POLITICS

Liberals won't worry about eliminating $11.7-billion deficit if economy slows

11/07/2013 04:01 EST | Updated 01/23/2014 06:58 EST
TORONTO - Ontario's Liberal government came under fire Thursday after saying it is on track to eliminate an $11.7-billion deficit by 2017-18, but will keep spending if the economy weakens further.

The Liberals will protect investments in jobs and growth ahead of meeting "short-term targets" to balance the books, Finance Minister Charles Sousa announced in the annual fall economic statement.

"Stronger economic growth and new jobs are the surest, fairest path to higher revenues and a balanced budget," he said.

The finance minister also said the slow and uncertain recovery from the global recession has led to $5 billion less in projected provincial revenues since 2010.

The Canadian Taxpayers' Federation said the lack of cuts and the continued spending means Ontario is "abandoning any hope" of a balanced budget.

"Stimulus spending hasn't worked in the past," said CTF Ontario Director Candice Malcolm. "In Ontario, it simply slowed our recovery and left us with a mountain of debt to be paid off by future taxpayers."

The fall economic update put the province's debt figure at a whopping $272 billion, more than double what it was when the Liberals were first elected in 2003.

The opposition parties expressed their disappointment in the lack of a real jobs plan in the economic statement, and said they doubted the Liberals can balance the books within four years because economic growth is weak and getting weaker.

"You carved out this new thing that you're saying 'we're going to meet our budget targets and be out of deficit by 2017-18' and then immediately follow that by saying if not you've got a new path," complained NDP finance critic Michael Prue. "Well you're not going to make it. It is simply not possible."

The Progressive Conservatives said the Bank of Canada's economic forecasts show there won't be enough growth for the Liberals to balance the books on schedule.

"You can't spend your way out of deficit and you can't tax your way to prosperity," said Opposition Leader Tim Hudak. "The Liberal policies have put us deep in debt and cost a lot of jobs while driving up hydro bills, and I don’t see how six more months of the exact same policies are going to change anything."

Earlier Thursday, Premier Kathleen Wynne previewed Sousa's statement in a speech to a Toronto conference on public-private partnerships, insisting the Liberals were not backing off their goal to eliminate the deficit within four years.

"It's not that we are saying we're abandoning that and we're going to now just spend and invest," she said. "We're the leanest government in the country. We need to continue to make sure that we control spending in a rational way, but I am determined that we are not going to cut and slash the services that people need."

The government announced it intends to invest heavily in infrastructure projects, which Wynne called a centre of the Liberals' economic growth plan. Eleven major projects were given the green light, including the extension of Highway 427 in York Region and major improvements at GO Transit.

Both the Tories and NDP say the Liberals' emphasis on infrastructure spending will benefit well-connected big companies that donate heavily to the governing party.

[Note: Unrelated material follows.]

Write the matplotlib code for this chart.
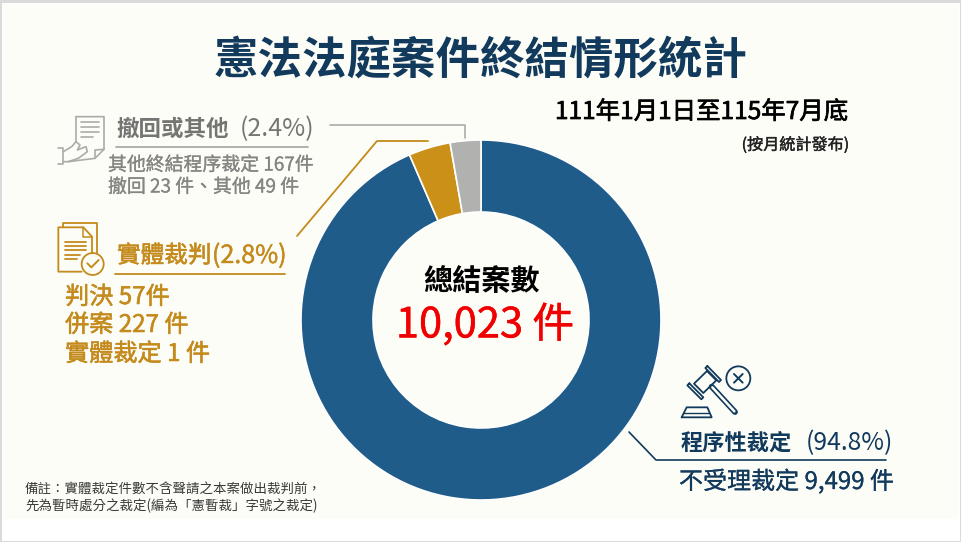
import matplotlib
matplotlib.use('Agg')
import matplotlib.pyplot as plt
import matplotlib.patheffects as pe
from matplotlib.patches import Circle, Rectangle

plt.rcParams['font.family'] = ['Noto Sans CJK TC', 'DejaVu Sans']

# shares as the arcs are drawn in the picture (they differ a little from the printed %)
categories = ['程序性裁定', '實體裁判', '撤回或其他']
arc_share = [93.5, 3.75, 2.75]
colors = ['#205C8A', '#CB9017', '#B1B1AF']

title = '憲法法庭案件終結情形統計'
period = '111年1月1日至115年7月底'
period_note = '(按月統計發布)'
center_label = '總結案數'
center_total = '10,023 件'
gray_pct = '(2.4%)'
gold_pct = '(2.8%)'
blue_pct = '(94.8%)'
gray_lines = ['其他終結程序裁定 167件', '撤回 23 件、其他 49 件']
gold_lines = ['判決 57件', '併案 227 件', '實體裁定 1 件']
blue_line = '不受理裁定 9,499 件'
notes = ['備註：實體裁定件數不含聲請之本案做出裁判前，',
         '先為暫時處分之裁定(編為「憲暫裁」字號之裁定)']

PANEL = '#FDFDF8'
GRAY_T = '#757573'
GRAY_S = '#858583'
GRAY_L = '#ABABA9'
GOLD = '#C48A1C'
NAVY = '#123A5C'

fig = plt.figure(figsize=(9.62, 5.42), dpi=100, facecolor='white')

# overlay in pixel coordinates of the picture
bg = fig.add_axes([0, 0, 1, 1])
bg.set_xlim(0, 962)
bg.set_ylim(542, 0)
bg.axis('off')
bg.add_patch(Rectangle((3, 4), 956, 515, fc=PANEL, ec='none'))
for s in ([0, 0, 962, 3], [0, 0, 2.5, 542], [0, 540.5, 962, 1.5], [960, 0, 2, 542]):
    bg.add_patch(Rectangle((s[0], s[1]), s[2], s[3], fc='#DADADA', ec='none'))

# donut, clockwise from 12 o'clock
ax = fig.add_axes([(481 - 198) / 962, (542 - 320 - 198) / 542, 396 / 962, 396 / 542])
ax.pie(arc_share, colors=colors, startangle=90, counterclock=False, radius=1,
       wedgeprops=dict(width=72 / 180, edgecolor='white', linewidth=1.2))
ax.set_xlim(-1.1, 1.1)
ax.set_ylim(-1.1, 1.1)
ax.patch.set_alpha(0)

top = fig.add_axes([0, 0, 1, 1])
top.set_xlim(0, 962)
top.set_ylim(542, 0)
top.axis('off')


def txt(x, y, s, size, color, weight='normal', ha='left', stroke=0):
    t = top.text(x, y, s, fontsize=size, color=color, fontweight=weight, ha=ha, va='center')
    if stroke:
        # no medium weight in the font, thicken regular a bit
        t.set_path_effects([pe.withStroke(linewidth=stroke, foreground=color)])


def line(xs, ys, color, lw=1.2):
    top.plot(xs, ys, color=color, lw=lw, solid_capstyle='round', solid_joinstyle='round')


txt(481, 61, title, 32, NAVY, 'bold', 'center')
txt(701.5, 112, period, 17.6, 'black', 'normal', 'center', 0.5)
txt(795.5, 145, period_note, 11.6, '#222222', 'normal', 'center', 0.3)

txt(482, 281, center_label, 21, 'black', 'bold', 'center')
txt(485, 325, center_total, 30, '#F00000', 'normal', 'center', 0.3)

# gray block
txt(116, 129, categories[2], 16.2, GRAY_T, 'bold')
txt(240, 129, gray_pct, 18, GRAY_T)
line([116, 308], [147, 147], GRAY_L, 1.3)
txt(108, 165, gray_lines[0], 13.6, GRAY_S, stroke=0.2)
txt(108, 187, gray_lines[1], 13.6, GRAY_S, stroke=0.2)
line([330, 465, 465], [125, 125, 138], GRAY_L, 1.2)

# gold block
txt(117, 256, categories[1], 17, GOLD, stroke=0.4)
txt(212, 256, gold_pct, 18, GOLD, stroke=0.3)
line([115, 285], [274, 274], GOLD, 1.3)
txt(65, 297, gold_lines[0], 17.4, GOLD, stroke=0.4)
txt(65, 325, gold_lines[1], 17.4, GOLD, stroke=0.4)
txt(65, 354, gold_lines[2], 17.4, GOLD, stroke=0.4)
line([297, 377, 428], [236, 141, 141], GOLD, 1.3)

# blue block
txt(681, 443, categories[0], 16, NAVY, 'bold')
txt(806, 443, blue_pct, 17.8, NAVY)
line([629, 656, 886], [432, 460, 460], NAVY, 1.2)
txt(679, 482, blue_line, 17.3, NAVY, stroke=0.2)

# footnote
txt(25, 489, notes[0], 9.7, '#3A3A3A')
txt(25, 506, notes[1], 9.7, '#3A3A3A')


def zpath(pts, ox, oy, color, lw=1.2, closed=False):
    pts = list(pts) + ([pts[0]] if closed else [])
    line([ox + p[0] / 3 for p in pts], [oy + p[1] / 3 for p in pts], color, lw)


# paper + hand
ox, oy = 0, 90
zpath([(228, 80), (312, 80), (312, 178), (285, 205), (205, 215)], ox, oy, GRAY_L)
zpath([(228, 80), (228, 155)], ox, oy, GRAY_L)
zpath([(312, 178), (285, 180), (285, 205)], ox, oy, GRAY_L)
for y, x1 in ((95, 298), (110, 298), (125, 298), (140, 278)):
    zpath([(242, y), (x1, y)], ox, oy, GRAY_L)
zpath([(175, 175), (190, 175), (190, 222), (175, 222)], ox, oy, GRAY_L)
zpath([(190, 185), (215, 170), (228, 155), (240, 165), (232, 180), (258, 170), (262, 185),
       (235, 205), (205, 215), (190, 215)], ox, oy, GRAY_L)

# documents + check
zpath([(190, 410), (190, 398), (290, 398), (290, 490)], ox, oy, GOLD, 1.3)
zpath([(245, 545), (175, 545), (175, 412), (250, 412), (276, 440), (276, 490)], ox, oy, GOLD, 1.3)
zpath([(250, 412), (250, 440), (276, 440)], ox, oy, GOLD, 1.1)
for y, x1 in ((455, 258), (468, 258), (481, 258), (494, 240), (507, 230)):
    zpath([(195, y), (x1, y)], ox, oy, GOLD, 1.3)
top.add_patch(Circle((278 / 3, 90 + 522 / 3), 11, fc=PANEL, ec=GOLD, lw=1.3))
zpath([(262, 520), (274, 532), (296, 510)], ox, oy, GOLD, 1.4)

# gavel
ox, oy = 620, 350
top.add_patch(Circle((620 + 355 / 3, 350 + 85 / 3), 12, fc='none', ec=NAVY, lw=1.3))
zpath([(342, 72), (368, 98)], ox, oy, NAVY, 1.4)
zpath([(368, 72), (342, 98)], ox, oy, NAVY, 1.4)
zpath([(261, 63), (289, 91), (250, 129), (222, 101)], ox, oy, NAVY, 1.3, closed=True)
zpath([(262, 48), (303, 90), (297, 96), (256, 54)], ox, oy, NAVY, 1.3, closed=True)
zpath([(208, 100), (250, 142), (244, 148), (202, 106)], ox, oy, NAVY, 1.3, closed=True)
zpath([(275, 110), (345, 186)], ox, oy, NAVY, 4.2)
zpath([(277, 112), (343, 184)], ox, oy, PANEL, 1.8)
zpath([(185, 202), (275, 202), (262, 172), (200, 172)], ox, oy, NAVY, 1.3, closed=True)
zpath([(190, 188), (268, 188)], ox, oy, NAVY, 1.0)

fig.savefig('out.png', dpi=100, facecolor='white')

"The only people seeing concrete commitments are the lobbyists working the back rooms for public private partnerships, and banks and insurance companies who stand to profit nicely from pooled registered pension plans," said NDP Leader Andrea Horwath. "It looks like the Liberals are ready to deliver results for lobbyists and insiders pushing these expensive plans."

Sousa announced the government would lower the $35 Drive Clean fee for vehicle emissions tests — although he hasn't yet decided by how much.

He also announced plans to make it easier for large pension funds to invest in public infrastructure projects, and said there would be tax changes to benefit low- and moderate-income investors, those who earn less than $70,000 a year. Ontario will change the way dividend tax credits are calculated to save about one million shareholders an average of $145 a year.

Sousa also warned of a possible hike in property taxes next year, and signalled other potential tax changes for businesses that may be in next spring's provincial budget.

"Measures under consideration to promote capital investment include restructuring research and development tax credits to encourage new spending and new incentives for investments in training and new equipment."

Wynne said the province still needs to keep a lid on public sector salaries, warning there's little cash for pay hikes for teachers, nurses and civil servants.

"We're going to need to work with our partners in the public sector to make sure that they understand that there isn't a lot of money for increases," said Wynne. "A large percentage of the provincial budget is salaries for employees, so we have to continue to constrain those costs."